TV Guide: For sure, he's always bedding some young thing. But does he have a future with his married lawyer Constance Griffiths (Brooke Langton)?
Lewis: His approach to that complicated relationship is very honorable, very noble. He's not a marriage wrecker. She's his redeeming angel. And I don't judge him for the girls. There are sensual pleasures he was denied for so long.
TV Guide: Will we find out who set up Charlie by the end of this season?
Lewis: There will be a big, satisfying revelation, though that might lead you to somewhere bigger.
TV Guide: Did you really grow up on London's fabled Abbey Road?
Lewis: I did. It was a five-minute walk to the Beatles' recording studio. But there were no sightings.
TV Guide: You went to Eton, arguably England's most famous boarding school. Did it prep you to play an ex-prisoner?
Lewis: All those places have to be run with a certain military rigor, but for the most part, I enjoyed myself. Weirdly.
TV Guide: Did you start acting at school?
Lewis: Yes. By the time I was 12, I'd done five Gilbert & Sullivan operettas. It was a very English introduction to theater.
TV Guide: You went on to a couple of years at the Royal Shakespeare Company. What's a favorite role from those days?
Lewis: Wittipol in The Devil Is an Ass, a Ben Jonson play. I spent most of it in drag.
TV Guide: What was your audition like with Steven Spielberg for his HBO World War II miniseries Band of Brothers?
Lewis: They asked me to fly to L.A., where I met with Tom Hanks. I was so excited that I went partying with friends, got really drunk and stayed out all night. I got a call at 8 am and was told that Steven Spielberg wanted to see me in a couple of hours! After drinking coffee after coffee and having three showers to sober up, I went into a slightly anxious and sweaty audition. But it all went well.

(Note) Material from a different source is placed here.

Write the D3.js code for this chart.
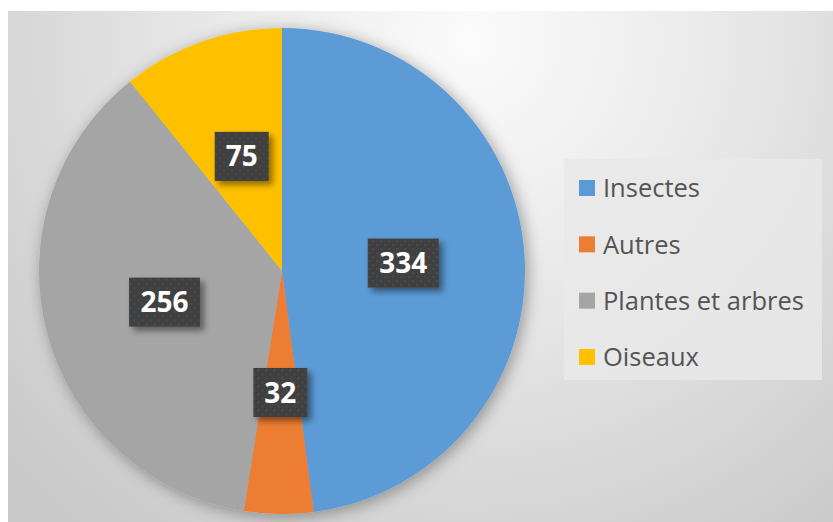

TV Guide: Clearly, since you became the star. Was it a breakthrough role?
Lewis: It was. I was the star of a hit show that has played all around the world. And I feel very proud to be a part of that. But it didn't have that auspicious a start because the second episode came out the week of 9/11 and people didn't have much of an appetite for that sort of drama.
TV Guide: Band of Brothers, Shakespeare, The Forsyte Saga on BBC. How does playing a cop in Life compare to all that?

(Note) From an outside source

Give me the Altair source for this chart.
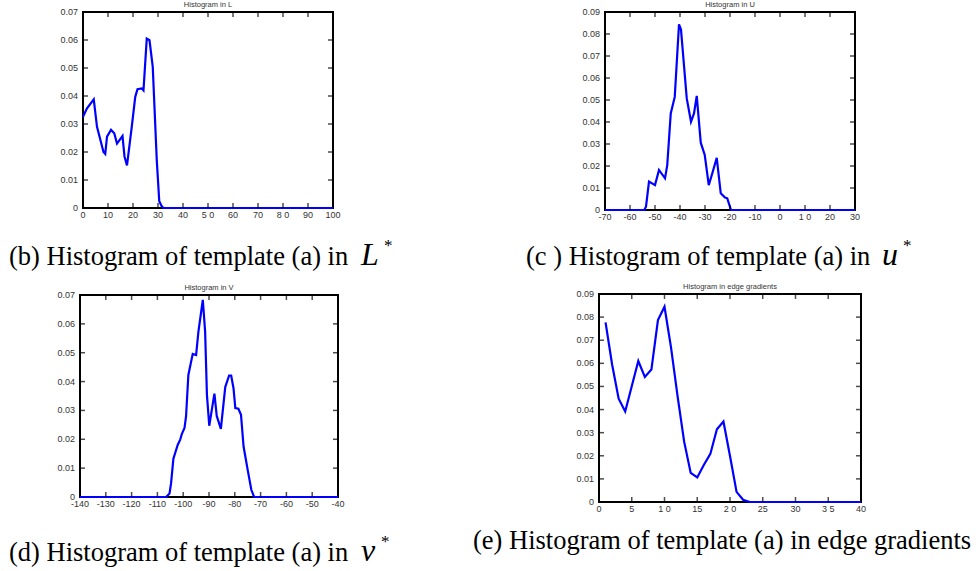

Lewis: It's a huge kick. When I was growing up in England, we had Kojak, Hill Street Blues, Magnum, P.I., Columbo — so being a detective solving the crime each week for me is about as cool as it gets. Apart from being Clint Eastwood.
TV Guide: Your wife, the actress Helen McCrory, played Cherie Blair in The Queen, and you've played Tony Blair in a TV series. Have you met England's former first couple?
Lewis: I've been to 10 Downing Street a couple of times and sat and chatted with both Tony and Cherie. Helen did a fantastic job playing Cherie's skeptical nature in the movie.
TV Guide: You have a daughter. Is it tough raising a family with two actors working in different locations around the world?
Lewis: Not right now because Helen is pregnant, so she won't be doing much work for a bit. We've all come out to California, live at the beach, and we're having a gorgeous time.